Derek commençait toujours leurs maigres entrevues avec cette question et comme toujours, Stiles ne savait pas exactement quoi répondre. Toutes ses idées et ses réflexions se bousculaient dans sa tête, mais une seule ressortit du lot à cet instant et il la verbalisa sous la forme d'un seul et unique mot.

- Stable, articula-t-il.

Stable, parce qu'il arrivait à contrôler les pulsions horribles qui ne cessaient pourtant de l'assaillir. Elles continuaient de le harceler, guettant le moindre moment de faiblesse pour le mettre à terre et le pousser à les exécuter. Faible, il l'était pourtant beaucoup à cet instant. Disons simplement... Qu'elles n'étaient pas assez fortes pour détruire sa volonté de ne pas se charcuter de la sorte. C'était difficile, parce que ces pulsions ne le quittaient pas, agissant en continu sur son mental des plus précaires. Comment pouvait-on ressentir un tel mal-être sans que celui-ci ne s'arrête une seule seconde ? Alors oui, stable était le mot adéquat pour décrire la manière dont il se sentait, son état.

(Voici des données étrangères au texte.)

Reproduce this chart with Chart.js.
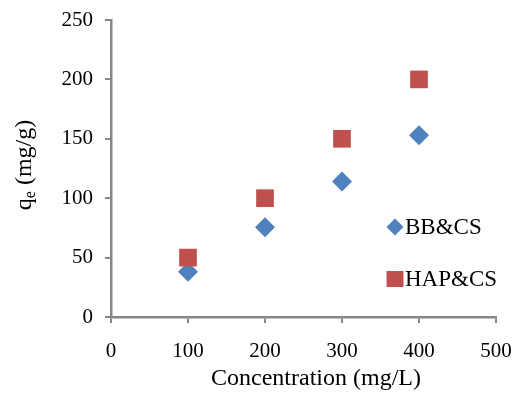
<!DOCTYPE html>
<html>
<head>
<meta charset="utf-8">
<script src="https://cdn.jsdelivr.net/npm/chart.js@4.4.0/dist/chart.umd.min.js"></script>
<style>
  html, body { margin: 0; padding: 0; background: #fff; }
  #wrap { width: 514px; height: 395px; position: relative; }
</style>
</head>
<body>
<div id="wrap"><canvas id="chart"></canvas></div>
<script>
// 数据
const concentrations = [100, 200, 300, 400];
const bbValues = [38, 75.5, 114, 153];
const hapValues = [50, 100, 150, 200];
const seriesNames = ['BB&CS', 'HAP&CS'];
const xTickValues = [0, 100, 200, 300, 400, 500];
const yTickValues = [0, 50, 100, 150, 200, 250];
const xTitle = 'Concentration (mg/L)';

const BLUE = '#4F81BD';
const RED = '#C0504D';
const AXIS = '#868686';
const SERIF = "'Liberation Serif', 'Times New Roman', serif";

function toPoints(values) {
    return concentrations.map((c, i) => ({ x: c, y: values[i] }));
}

// 坐标轴标题（y 轴带下标 e）
const axisTitlePlugin = {
    id: 'axisTitles',
    afterDraw(chart) {
        const ctx = chart.ctx;
        const big = '24px ' + SERIF;
        const small = '16px ' + SERIF;

        // x 轴标题
        ctx.save();
        ctx.fillStyle = '#000';
        ctx.font = big;
        ctx.textAlign = 'center';
        ctx.textBaseline = 'middle';
        ctx.fillText(xTitle, 316, 379);
        ctx.restore();

        // y 轴标题
        ctx.save();
        ctx.translate(25, 165);
        ctx.rotate(-Math.PI / 2);
        ctx.fillStyle = '#000';
        ctx.textBaseline = 'middle';
        ctx.font = big;
        const wq = ctx.measureText('q').width;
        const rest = ' (mg/g)';
        const wr = ctx.measureText(rest).width;
        ctx.font = small;
        const we = ctx.measureText('e').width;
        let x = -(wq + we + wr) / 2;
        ctx.font = big;
        ctx.fillText('q', x, 0);
        x += wq;
        ctx.font = small;
        ctx.fillText('e', x, 6);
        x += we;
        ctx.font = big;
        ctx.fillText(rest, x, 0);
        ctx.restore();
    }
};

// 图例画在绘图区内
const legendPlugin = {
    id: 'insideLegend',
    afterDraw(chart) {
        const ctx = chart.ctx;
        const area = chart.chartArea;
        const mx = area.left + 284;
        const rows = [area.top + 207, area.top + 259];
        ctx.save();
        ctx.font = '23px ' + SERIF;
        ctx.textBaseline = 'middle';
        chart.data.datasets.forEach((ds, i) => {
            const y = rows[i];
            ctx.fillStyle = ds.backgroundColor;
            ctx.beginPath();
            if (ds.pointStyle === 'rectRot') {
                const r = 8.5;
                ctx.moveTo(mx, y - r);
                ctx.lineTo(mx + r, y);
                ctx.lineTo(mx, y + r);
                ctx.lineTo(mx - r, y);
                ctx.closePath();
            } else {
                ctx.rect(mx - 8.5, y - 8, 17, 16);
            }
            ctx.fill();
            ctx.fillStyle = '#000';
            ctx.fillText(ds.label, mx + 10, y + 1);
        });
        ctx.restore();
    }
};

new Chart(document.getElementById('chart'), {
    type: 'scatter',
    data: {
        datasets: [
            {
                label: seriesNames[0],
                data: toPoints(bbValues),
                pointStyle: 'rectRot',
                pointRadius: 10,
                backgroundColor: BLUE,
                borderColor: BLUE,
                borderWidth: 0,
                order: 1
            },
            {
                label: seriesNames[1],
                data: toPoints(hapValues),
                pointStyle: 'rect',
                pointRadius: 12.5,
                backgroundColor: RED,
                borderColor: RED,
                borderWidth: 0,
                order: 0
            }
        ]
    },
    options: {
        responsive: true,
        maintainAspectRatio: false,
        animation: false,
        layout: { padding: { top: 20, right: 18, left: 0, bottom: 0 } },
        plugins: {
            legend: { display: false },
            tooltip: { enabled: false }
        },
        scales: {
            x: {
                type: 'linear',
                min: 0,
                max: 500,
                afterBuildTicks: axis => { axis.ticks = xTickValues.map(v => ({ value: v })); },
                afterFit: axis => {
                    axis.height = 78;
                    axis.paddingLeft = 0;
                    axis.paddingRight = 0;
                },
                ticks: {
                    color: '#000',
                    padding: 16,
                    font: { family: SERIF, size: 21 }
                },
                grid: {
                    drawOnChartArea: false,
                    drawTicks: true,
                    tickLength: 6,
                    color: AXIS,
                    lineWidth: 2
                },
                border: { color: AXIS, width: 2.5 }
            },
            y: {
                type: 'linear',
                min: 0,
                max: 250,
                afterBuildTicks: axis => { axis.ticks = yTickValues.map(v => ({ value: v })); },
                afterFit: axis => {
                    axis.width = 111;
                    axis.paddingTop = 0;
                    axis.paddingBottom = 0;
                },
                ticks: {
                    color: '#000',
                    padding: 12,
                    font: { family: SERIF, size: 21 }
                },
                grid: {
                    drawOnChartArea: false,
                    drawTicks: true,
                    tickLength: 6,
                    color: AXIS,
                    lineWidth: 2
                },
                border: { color: AXIS, width: 2.5 }
            }
        }
    },
    plugins: [axisTitlePlugin, legendPlugin]
});
</script>
</body>
</html>
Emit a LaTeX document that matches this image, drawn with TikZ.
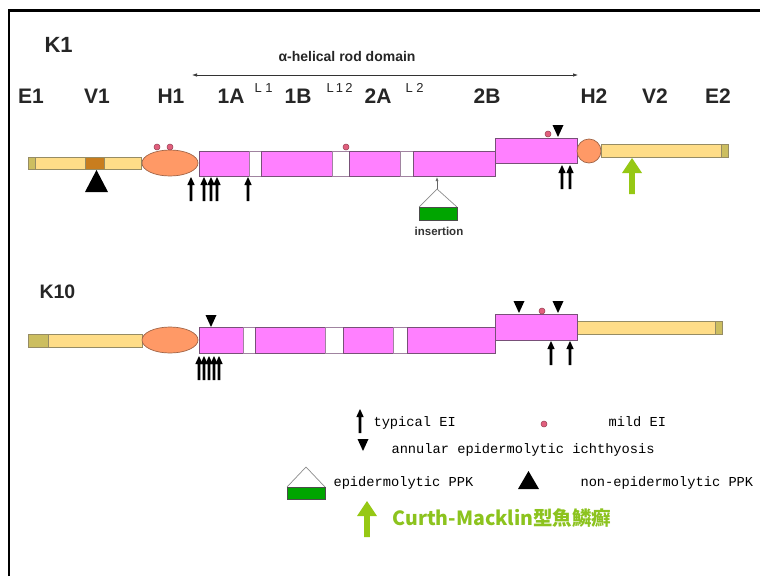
\documentclass[tikz,border=0pt]{standalone}
\usepackage{fontspec}
\setmainfont{Liberation Sans}
\newfontfamily\legfont{Liberation Mono}
\newfontfamily\cjkfont{Noto Sans CJK JP}
\usetikzlibrary{arrows.meta}
\definecolor{barY}{RGB}{255,221,136}
\definecolor{barLine}{RGB}{150,140,100}
\definecolor{olive}{RGB}{204,190,96}
\definecolor{brownseg}{RGB}{200,125,30}
\definecolor{orangeH}{RGB}{255,153,102}
\definecolor{orangeLine}{RGB}{160,100,70}
\definecolor{rodpink}{RGB}{255,128,255}
\definecolor{rodLine}{RGB}{120,80,120}
\definecolor{dotpink}{RGB}{225,95,125}
\definecolor{dotLine}{RGB}{150,60,80}
\definecolor{insGreen}{RGB}{0,165,0}
\definecolor{lime}{RGB}{150,200,20}
\definecolor{cmGreen}{RGB}{140,195,30}
\tikzset{
  ybar/.style={fill=barY,draw=barLine,line width=0.7pt},
  obar/.style={fill=olive,draw=barLine,line width=0.7pt},
  bseg/.style={fill=brownseg,draw=barLine,line width=0.7pt},
  head/.style={fill=orangeH,draw=orangeLine,line width=0.7pt},
  rod/.style={fill=rodpink,draw=rodLine,line width=0.7pt},
  gapbox/.style={fill=white,draw=rodLine!70,line width=0.7pt},
  pdot/.style={fill=dotpink,draw=dotLine,line width=0.5pt},
  gbox/.style={fill=insGreen,draw=black!70,line width=0.7pt},
  lbl/.style={font=\bfseries\fontsize{21}{21}\selectfont,text=black!85,anchor=base},
  sup/.style={font=\fontsize{13}{13}\selectfont,text=black!85,anchor=base west},
  leg/.style={font=\legfont\fontsize{13.7}{13.7}\selectfont,anchor=base west},
  uparrow/.pic={\fill[black] (-1.3,0) -- (-1.3,-16) -- (-3.7,-16) -- (0,-24) -- (3.7,-16) -- (1.3,-16) -- (1.3,0) -- cycle;},
  greenarrow/.pic={\fill[lime] (-2.8,0) -- (-2.8,-21) -- (-10,-21) -- (0,-36) -- (10,-21) -- (2.8,-21) -- (2.8,0) -- cycle;},
  downtri/.pic={\fill[black] (-5.5,-12) -- (5.5,-12) -- (0,0) -- cycle;},
  housesym/.pic={\draw[black!45,line width=0.7pt] (-19,0) -- (0,-20) -- (19,0);}
}
\begin{document}
\begin{tikzpicture}[x=1pt,y=-1pt]
\useasboundingbox (0,0) rectangle (760,576);
\fill[white] (0,0) rectangle (760,576);
% frame
\draw[line width=2.2pt] (9,576) -- (9,10.5) -- (760,10.5);

% ---------------- K1 ----------------
\node[font=\bfseries\fontsize{22}{22}\selectfont,text=black!85,anchor=base west] (k1) at (41,52) {K1};
\node[font=\bfseries\fontsize{14}{14}\selectfont,text=black!85,anchor=base] (alpha) at (347,61) {α-helical rod domain};
\coordinate (al) at (192,75);
\coordinate (ar) at (578,75);
\draw[{Latex[length=5pt,width=3.5pt]}-{Latex[length=5pt,width=3.5pt]},line width=0.7pt,black!80] (al) -- (ar);

\node[lbl] (e1) at (31,103) {E1};
\node[lbl] (v1) at (97,103) {V1};
\node[lbl] (h1) at (171,103) {H1};
\node[lbl] (d1a) at (231,103) {1A};
\node[sup] (l1) at (251,92) {L 1};
\node[lbl] (d1b) at (298,103) {1B};
\node[sup] (l12) at (323,92) {L\,1\,2};
\node[lbl] (d2a) at (378,103) {2A};
\node[sup] (l2) at (402,92) {L 2};
\node[lbl] (d2b) at (487,103) {2B};
\node[lbl] (h2) at (594,103) {H2};
\node[lbl] (v2) at (655,103) {V2};
\node[lbl] (e2) at (718,103) {E2};

% head domain bars
\draw[ybar] (35,157) rectangle (141,169);
\draw[obar] (28,157) rectangle (35,169);
\draw[bseg] (85,157) rectangle (104,169);
\fill[black] (85,192) -- (108,192) -- (96.5,170) -- cycle;
\draw[head] (170,163) ellipse (28 and 13);
% rod
\draw[rod] (199,151) rectangle (249,176);
\draw[gapbox] (249,151) rectangle (261,176);
\draw[rod] (261,151) rectangle (332,176);
\draw[gapbox] (332,151) rectangle (349,176);
\draw[rod] (349,151) rectangle (400,176);
\draw[gapbox] (400,151) rectangle (413,176);
\draw[rod] (413,151) rectangle (495,176);
\draw[rod] (495,138) rectangle (577,163);
\draw[head] (589,151) circle (12);
\draw[ybar] (601,144) rectangle (728,157);
\draw[obar] (721,144) rectangle (728,157);
% dots
\draw[pdot] (157,147) circle (3);
\draw[pdot] (170,147) circle (3);
\draw[pdot] (346,147) circle (3);
\draw[pdot] (548,134) circle (3);
\pic at (558,137) {downtri};
% arrows
\foreach \xx in {191,204,211,217,248} {\pic at (\xx,201) {uparrow};}
\foreach \xx in {562,570} {\pic at (\xx,189) {uparrow};}
\pic at (632,194) {greenarrow};
% insertion
\coordinate (insTop) at (437,177);
\coordinate (insApex) at (437,189);
\draw[-{Latex[length=4pt,width=3pt]},black!60,line width=0.6pt] (insApex) -- (insTop);
\draw[black!45,line width=0.7pt] (419,207) -- (insApex) -- (457,207);
\draw[gbox] (419,207) rectangle (457,220);
\node[font=\bfseries\fontsize{11.5}{11.5}\selectfont,text=black!80,anchor=base] (ins) at (439,235) {insertion};

% ---------------- K10 ----------------
\node[font=\bfseries\fontsize{19.5}{19.5}\selectfont,text=black!85,anchor=base west] (k10) at (36,298) {K10};
\draw[ybar] (48,334) rectangle (142,347);
\draw[obar] (28,334) rectangle (48,347);
\draw[head] (170,340) ellipse (28 and 13);
\draw[rod] (199,327) rectangle (243,353);
\draw[gapbox] (243,327) rectangle (255,353);
\draw[rod] (255,327) rectangle (325,353);
\draw[gapbox] (325,327) rectangle (343,353);
\draw[rod] (343,327) rectangle (393,353);
\draw[gapbox] (393,327) rectangle (407,353);
\draw[rod] (407,327) rectangle (495,353);
\draw[ybar] (577,321) rectangle (722,334);
\draw[obar] (715,321) rectangle (722,334);
\draw[rod] (495,314) rectangle (577,340);
\pic at (211,327) {downtri};
\pic at (519,313) {downtri};
\pic at (558,313) {downtri};
\draw[pdot] (542,311) circle (3);
\foreach \xx in {199,204,209,214,219} {\pic at (\xx,380) {uparrow};}
\foreach \xx in {551,570} {\pic at (\xx,365) {uparrow};}

% ---------------- legend ----------------
\pic at (360,433) {uparrow};
\node[leg] (lg1) at (370,426) {typical EI};
\draw[pdot] (544,424) circle (3);
\node[leg] (lg2) at (605,426) {mild EI};
\pic at (363,451) {downtri};
\node[leg] (lg3) at (388,453) {annular epidermolytic ichthyosis};
\pic at (306,487) {housesym};
\draw[gbox] (287,487) rectangle (325,499);
\node[leg] (lg4) at (330,486) {epidermolytic PPK};
\fill[black] (518,489) -- (539,489) -- (528.5,471) -- cycle;
\node[leg] (lg5) at (577,486) {non-epidermolytic PPK};
\pic at (367,537) {greenarrow};
\node[font=\cjkfont\bfseries\fontsize{19.5}{19.5}\selectfont,text=cmGreen,anchor=base west] (lg6) at (389,525) {Curth-Macklin型魚鱗癬};
\end{tikzpicture}
\end{document}
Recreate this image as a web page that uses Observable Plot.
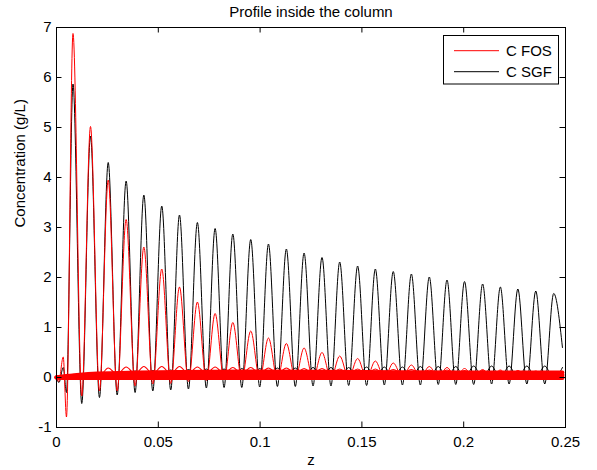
<!DOCTYPE html>
<html><head><meta charset="utf-8">
<script src="https://cdn.jsdelivr.net/npm/d3@7"></script>
<script src="https://cdn.jsdelivr.net/npm/@observablehq/plot@0.6"></script>
<style>
html,body{margin:0;padding:0;background:#fff;}
#wrap{position:relative;width:597px;height:470px;font-family:"Liberation Sans",Arial,Helvetica,sans-serif;}
#legend{position:absolute;left:443px;top:35px;}
</style></head><body><div id="wrap"></div>
<script>
// ---- data ----
const xTicks = [0, 0.05, 0.1, 0.15, 0.2, 0.25];
const yTicks = [-1, 0, 1, 2, 3, 4, 5, 6, 7];
const seriesNames = ["C FOS", "C SGF"];

// z positions of the main peaks and of the troughs between them
const peakZ = [0.0081, 0.0167, 0.0254, 0.0342, 0.0429, 0.0517, 0.0604, 0.0692, 0.0779, 0.0866,
  0.0954, 0.1041, 0.1129, 0.1216, 0.1304, 0.1391, 0.1479, 0.1566, 0.1654, 0.1743,
  0.1831, 0.1918, 0.2004, 0.2093, 0.2180, 0.2266, 0.2354, 0.2442];
const troughZ = [0.0124, 0.0211, 0.0298, 0.0386, 0.0473, 0.0561, 0.0648, 0.0736, 0.0823, 0.0910,
  0.0998, 0.1085, 0.1173, 0.1260, 0.1348, 0.1435, 0.1523, 0.1610, 0.1699, 0.1787,
  0.1875, 0.1961, 0.2049, 0.2137, 0.2223, 0.2310, 0.2398];

// C SGF (black) main profile
const sgfStartZ = [0, 0.0012, 0.0033, 0.0049];
const sgfStartC = [0, -0.1, 0.2, -0.3];
const sgfPeak = [5.87, 4.83, 4.3, 3.93, 3.65, 3.43, 3.25, 3.1, 2.98, 2.87,
  2.76, 2.67, 2.57, 2.49, 2.4, 2.31, 2.23, 2.17, 2.12, 2.07,
  2.01, 1.95, 1.92, 1.87, 1.81, 1.77, 1.73, 1.68];
const sgfTrough = [-0.52, -0.4, -0.35, -0.3, -0.27, -0.25, -0.23, -0.21, -0.2, -0.2,
  -0.19, -0.18, -0.18, -0.17, -0.17, -0.16, -0.16, -0.15, -0.15, -0.15,
  -0.14, -0.14, -0.14, -0.13, -0.13, -0.13, -0.13];
const sgfEndZ = 0.2485, sgfEndC = 0.6;

// C SGF (black) small oscillating profile
const sgfSmallLow = [0, -0.03, -0.03, -0.03, -0.03, -0.03, -0.03, -0.03, -0.03, -0.03,
  -0.03, -0.03, -0.03, -0.03, -0.03, -0.03, -0.03, -0.03, -0.03, -0.03,
  -0.03, -0.03, -0.03, -0.03, -0.03, -0.03, -0.03, -0.03];
const sgfSmallBump = [0.06, 0.09, 0.11, 0.13, 0.14, 0.15, 0.16, 0.17, 0.17, 0.18,
  0.18, 0.19, 0.19, 0.2, 0.2, 0.2, 0.21, 0.21, 0.21, 0.22,
  0.22, 0.22, 0.23, 0.23, 0.23, 0.23, 0.23];
const sgfSmallEnd = 0.2;

// C FOS (red) main profile
const fosStartZ = [0, 0.0011, 0.0033, 0.0049];
const fosStartC = [0, -0.08, 0.41, -0.79];
const fosPeak = [6.88, 5.02, 3.95, 3.16, 2.61, 2.17, 1.81, 1.51, 1.28, 1.1,
  0.93, 0.79, 0.68, 0.59, 0.5, 0.43, 0.38, 0.33, 0.29, 0.25,
  0.22, 0.2, 0.18, 0.16, 0.15, 0.14, 0.13, 0.12];
const fosTrough = [-0.37, -0.27, -0.27, -0.17, -0.13, -0.12, -0.08, -0.06, -0.05, -0.04,
  -0.03, -0.03, -0.02, -0.02, -0.02, -0.01, -0.01, -0.01, 0, 0,
  0, 0, 0, 0, 0, 0, 0];
const fosEndZ = 0.2485, fosEndC = 0.05;

// C FOS (red) rippled profile just above the band
const fosRippleBump = [0.02, 0.1, 0.19, 0.21, 0.22, 0.22, 0.22, 0.21, 0.21, 0.2,
  0.2, 0.19, 0.19, 0.18, 0.18, 0.17, 0.17, 0.17, 0.16, 0.16,
  0.15, 0.15, 0.14, 0.14, 0.13, 0.13, 0.12, 0.12];
const fosRippleLow = [0.0, 0.03, 0.06, 0.07, 0.07, 0.07, 0.07, 0.07, 0.07, 0.07,
  0.07, 0.07, 0.07, 0.07, 0.07, 0.07, 0.07, 0.07, 0.07, 0.07,
  0.07, 0.07, 0.07, 0.07, 0.07, 0.07, 0.07];

// C FOS (red) dense band of profiles near zero
const bandZ = [0, 0.005, 0.01, 0.02, 0.04, 0.06, 0.1, 0.15, 0.2, 0.2485];
const band1 = [0, -0.01, -0.01, -0.01, -0.01, -0.01, -0.01, -0.01, -0.01, -0.01];
const band2 = [0, 0.01, 0.02, 0.03, 0.03, 0.03, 0.03, 0.03, 0.03, 0.03];
const band3 = [0, 0.02, 0.04, 0.05, 0.06, 0.07, 0.07, 0.07, 0.06, 0.06];
const band4 = [0, 0.03, 0.05, 0.08, 0.1, 0.11, 0.12, 0.11, 0.1, 0.1];

// ---- build tables ----
function profile(startZ, startC, pk, tr, endZ, endC) {
  const rows = startZ.map((z, i) => ({z, c: startC[i]}));
  peakZ.forEach((z, i) => {
    rows.push({z, c: pk[i]});
    if (i < troughZ.length) rows.push({z: troughZ[i], c: tr[i]});
  });
  if (endZ != null) rows.push({z: endZ, c: endC});
  return rows;
}
const sgfMain = profile(sgfStartZ, sgfStartC, sgfPeak, sgfTrough, sgfEndZ, sgfEndC);
const sgfSmall = profile([], [], sgfSmallLow, sgfSmallBump, sgfEndZ, sgfSmallEnd);
const fosMain = profile(fosStartZ, fosStartC, fosPeak, fosTrough, fosEndZ, fosEndC);
const fosRipple = profile([], [], fosRippleBump, fosRippleLow, fosEndZ, 0.1);
const bands = [band1, band2, band3, band4].map(b => bandZ.map((z, i) => ({z, c: b[i]})));

const red = "#ff0000", black = "#000000";
const tickLenY = 0.11, tickLenX = 0.0027;

const chart = Plot.plot({
  width: 597, height: 470,
  marginLeft: 56, marginRight: 32, marginTop: 27, marginBottom: 43,
  style: {fontFamily: '"Liberation Sans", Arial, Helvetica, sans-serif', fontSize: "15px", background: "white", color: "black"},
  x: {domain: [0, 0.25]},
  y: {domain: [-1, 7]},
  marks: [
    Plot.line(sgfMain, {x: "z", y: "c", stroke: black, strokeWidth: 1, curve: "monotone-x"}),
    Plot.line(sgfSmall, {x: "z", y: "c", stroke: black, strokeWidth: 1, curve: "monotone-x"}),
    Plot.line(fosMain, {x: "z", y: "c", stroke: red, strokeWidth: 1, curve: "monotone-x"}),
    Plot.line(fosRipple, {x: "z", y: "c", stroke: red, strokeWidth: 1.2, curve: "monotone-x"}),
    ...bands.map(b => Plot.line(b, {x: "z", y: "c", stroke: red, strokeWidth: 4, curve: "monotone-x"})),
    Plot.frame({stroke: black, strokeWidth: 1}),
    Plot.ruleX(xTicks, {x: d => d, y1: -1, y2: -1 + tickLenY, stroke: black}),
    Plot.ruleX(xTicks, {x: d => d, y1: 7, y2: 7 - tickLenY, stroke: black}),
    Plot.ruleY(yTicks, {y: d => d, x1: 0, x2: tickLenX, stroke: black}),
    Plot.ruleY(yTicks, {y: d => d, x1: 0.25, x2: 0.25 - tickLenX, stroke: black}),
    Plot.axisX({ticks: xTicks, tickFormat: d => String(d), tickSize: 0, tickPadding: 9, label: null}),
    Plot.axisY({ticks: yTicks, tickFormat: d => String(d), tickSize: 0, tickPadding: 5, label: null}),
    Plot.text(["Profile inside the column"], {frameAnchor: "top", lineAnchor: "middle", dy: -15.5, fill: black}),
    Plot.text(["z"], {frameAnchor: "bottom", lineAnchor: "middle", dy: 33, fill: black}),
    Plot.text(["Concentration (g/L)"], {frameAnchor: "left", lineAnchor: "middle", rotate: -90, dx: -36, fill: black})
  ]
});
document.getElementById("wrap").appendChild(chart);

// legend overlay
const colors = [red, black];
const leg = d3.select("#wrap").append("svg").attr("id", "legend")
  .attr("width", 117).attr("height", 50);
leg.append("rect").attr("x", 0.5).attr("y", 0.5).attr("width", 115).attr("height", 48.5)
  .attr("fill", "white").attr("stroke", black);
seriesNames.forEach((name, i) => {
  const y = 15.7 + i * 21;
  leg.append("line").attr("x1", 11).attr("x2", 56).attr("y1", y).attr("y2", y)
    .attr("stroke", colors[i]).attr("stroke-width", 1);
  leg.append("text").attr("x", 63).attr("y", y + 5.2).text(name)
    .attr("font-size", 15).attr("font-family", '"Liberation Sans", Arial, Helvetica, sans-serif').attr("fill", black);
});
</script>
</body></html>
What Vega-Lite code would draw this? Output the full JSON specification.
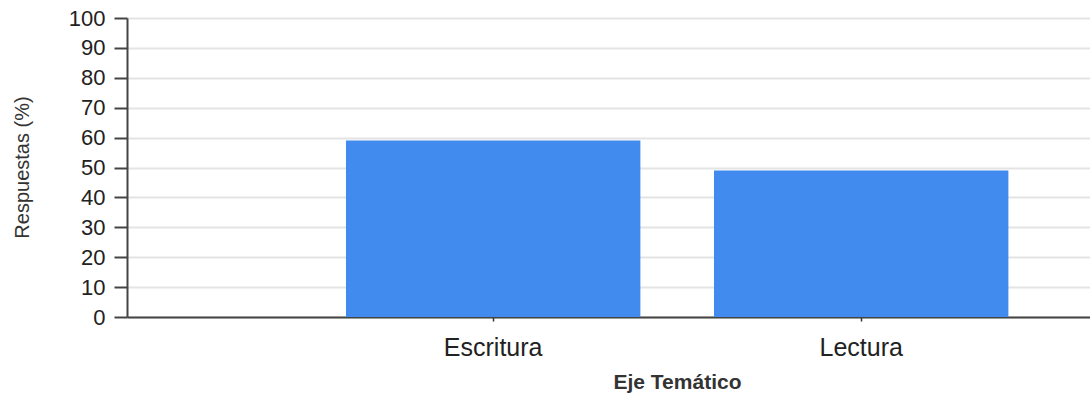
{
  "$schema": "https://vega.github.io/schema/vega-lite/v6.json",
  "width": 963,
  "height": 299,
  "autosize": {"type": "none"},
  "padding": {"left": 127, "top": 18, "right": 0, "bottom": 80},
  "background": "white",
  "config": {"view": {"stroke": null}, "font": "Liberation Sans"},
  "data": {"values": [
    {"eje": "Escritura", "pct": 59},
    {"eje": "Lectura", "pct": 49}
  ]},
  "mark": {"type": "bar", "color": "#418AEE"},
  "encoding": {
    "x": {
      "field": "eje", "type": "nominal",
      "scale": {"domain": ["Escritura", "Lectura"], "paddingInner": 0.2, "paddingOuter": 0.4084, "align": 0.7285},
      "axis": {
        "title": "Eje Temático", "titleFont": "Liberation Sans", "titleFontSize": 21, "titleFontWeight": "bold", "titleColor": "#333",
        "titleX": 550, "titleY": 65, "titleBaseline": "middle", "titleAlign": "center",
        "labelAngle": 0, "labelFontSize": 25, "labelColor": "#222", "labelPadding": 14,
        "tickSize": 4, "tickColor": "#333", "tickWidth": 1.5,
        "domainColor": "#444", "domainWidth": 2, "grid": false
      }
    },
    "y": {
      "field": "pct", "type": "quantitative",
      "scale": {"domain": [0, 100], "nice": false},
      "axis": {
        "title": "Respuestas (%)", "titleFont": "Liberation Sans", "titleFontSize": 20, "titleFontWeight": "normal", "titleColor": "#333",
        "titleX": -105, "titleY": 149, "titleAngle": -90, "titleBaseline": "middle", "titleAlign": "center",
        "values": [0, 10, 20, 30, 40, 50, 60, 70, 80, 90, 100],
        "labelFontSize": 22, "labelColor": "#222", "labelPadding": 9,
        "tickSize": 13, "tickColor": "#444", "tickWidth": 2,
        "domainColor": "#444", "domainWidth": 2,
        "grid": true, "gridColor": "#e4e4e4", "gridWidth": 2
      }
    }
  }
}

Derek laissa passer quelques secondes, avant de hocher la tête, sans doute satisfait du rythme des battements de son cœur.

- J'ai à te parler, finit-il par souffler avec difficulté, comme si cela lui coûtait.

Et il le fit. Il lui présenta la situation telle qu'elle était, sans lui parler de l'étrange lien qu'il avait potentiellement avec Isaac. Il fut honnête dans chacune de ses paroles et si le regard de l'hyperactif le clouait sur place tant il était douloureux, Derek savait qu'il l'écoutait. Il avait peur, mais il l'écoutait.

Et il finit par lui donner son aval sans aucune réticence, alors que sous les draps, ses mains tremblaient, se tendaient sous l'assaut d'une nouvelle pulsion d'horreur.